On PEP 312: simple implicit lambda
Manuel M. Garcia
mail at manuelmgarcia.com
Sun Feb 16 13:51:28 EST 2003
On Sun, 16 Feb 2003 16:47:11 +0200, Christos "TZOTZIOY" Georgiou
<DLNXPEGFQVEB at spammotel.com> wrote:
(edit)
>A little far-fetched, so please bear with me.
>
>I would suggest that 'lambda-less lambdas' become code snippets instead
>of actual functions... by code snippets, I mean something like
>subroutines in the old BASIC way. The reason for this is only
>performance: avoiding a function call. Read the seemingly off-topic
>post and at the end I will make the connection to implicit lambdas.
I forgot to mention that on Python-Dev there is some talk about adding
the ability to manipulate blocks of code, to allow extensions to the
language that are written in Python. Beyond 'lambda-less lambdas', it
would also allow the creation of new looping and control statements!
It would introduce a new kind of object in Python, called a 'thunk'.
A 'thunk' would be a block of Python code packaged inside of an
object. The 'thunk' could then be programmatically manipulated and
its execution controlled.
I believe Guido is a little envious of Ruby's ability to do stuff like
this...
>From: guido at python.org (Guido van Rossum)

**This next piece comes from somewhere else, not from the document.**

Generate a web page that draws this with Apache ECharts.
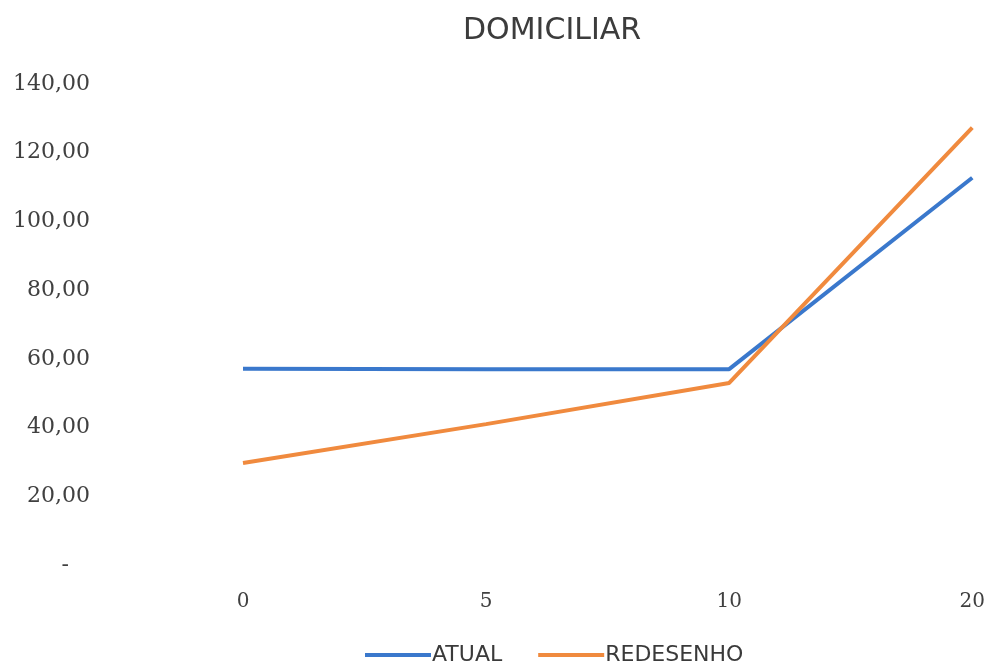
<!DOCTYPE html>
<html>
<head>
<meta charset="utf-8">
<script src="https://cdn.jsdelivr.net/npm/echarts@6/dist/echarts.min.js"></script>
<style>
  html, body { margin: 0; padding: 0; background: #fff; }
  #chart { width: 988px; height: 663px; }
</style>
</head>
<body>
<div id="chart"></div>
<script>
// Categories along the x axis
const categories = ['0', '5', '10', '20'];
// Series values
const atual = [57.1, 57.0, 57.0, 112.7];
const redesenho = [29.7, 41.0, 53.0, 127.3];
// Y axis range
const yMin = 0;
const yMax = 140;
const yStep = 20;

const chart = echarts.init(document.getElementById('chart'));

// Accounting-style number format: zero shown as a dash
function fmt(v) {
  if (v === 0) return '-   ';
  return v.toFixed(2).replace('.', ',');
}

chart.setOption({
  animation: false,
  backgroundColor: '#ffffff',
  title: {
    text: 'DOMICILIAR',
    left: 458,
    top: 11,
    textStyle: {
      fontFamily: 'DejaVu Sans',
      fontWeight: 'normal',
      fontSize: 30,
      color: '#3c3c3c'
    }
  },
  legend: {
    left: 360,
    top: 639,
    icon: 'rect',
    itemWidth: 66,
    itemHeight: 4,
    itemGap: 36,
    textStyle: {
      fontFamily: 'DejaVu Sans',
      fontSize: 22,
      color: '#3a3a3a',
      padding: [0, 0, 0, -4]
    },
    data: ['ATUAL', 'REDESENHO']
  },
  grid: {
    left: 243,
    right: 15,
    top: 84,
    bottom: 98,
    containLabel: false
  },
  xAxis: {
    type: 'category',
    data: categories,
    boundaryGap: false,
    axisLine: { show: false },
    axisTick: { show: false },
    axisLabel: {
      margin: 27,
      fontFamily: 'DejaVu Serif',
      fontSize: 20,
      color: '#404040'
    },
    splitLine: { show: false }
  },
  yAxis: {
    type: 'value',
    min: yMin,
    max: yMax,
    interval: yStep,
    axisLine: { show: false },
    axisTick: { show: false },
    splitLine: { show: false },
    axisLabel: {
      margin: 153,
      fontFamily: 'DejaVu Serif',
      fontSize: 22,
      color: '#404040',
      formatter: fmt
    }
  },
  series: [
    {
      name: 'ATUAL',
      type: 'line',
      data: atual,
      symbol: 'none',
      lineStyle: { width: 4, color: '#3a78cc' },
      itemStyle: { color: '#3a78cc' }
    },
    {
      name: 'REDESENHO',
      type: 'line',
      data: redesenho,
      symbol: 'none',
      lineStyle: { width: 4, color: '#f08a3e' },
      itemStyle: { color: '#f08a3e' }
    }
  ]
});
</script>
</body>
</html>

>Date: Fri, 31 Jan 2003 13:45:21 -0500
>Subject: question??? [Python-Dev] Property syntax
>
>> From: "Guido van Rossum" <guido at python.org>
>> >
>> > So the compiler cannot look at what the thunk is used for. We need
>> > uniform treatment of all thunks. (Even if it means that the thunk's
>> > consumer has to work a little harder.)
>>
>> is it a correct assumption that generalized thunks be it, and so
>> argumenting against them is wasting my time?
>
>Not at all. This is still wide open. I happen to like generalized
>thunks because they remind me of Ruby blocks. But I realize there are
>more ways to skin this cat. Keep it coming!
>
>And remember, I'm arguing in my spare time. :-)
>
>--Guido van Rossum (home page: http://www.python.org/~guido/)
The discussion went over my head very early on. Unfortunately, the
discussion lost some steam because of the evil influence of the
'if-then-else-expression' controversy. There is currently no good
summary of all the 'thunks' ideas suggested.
The discussion of 'thunks' is very blue sky. 'Thunks' are much more
disruptive than adding a 'if-then-else-expression'! Doubtful we will
ever see them, and if we do see them, it will not be soon.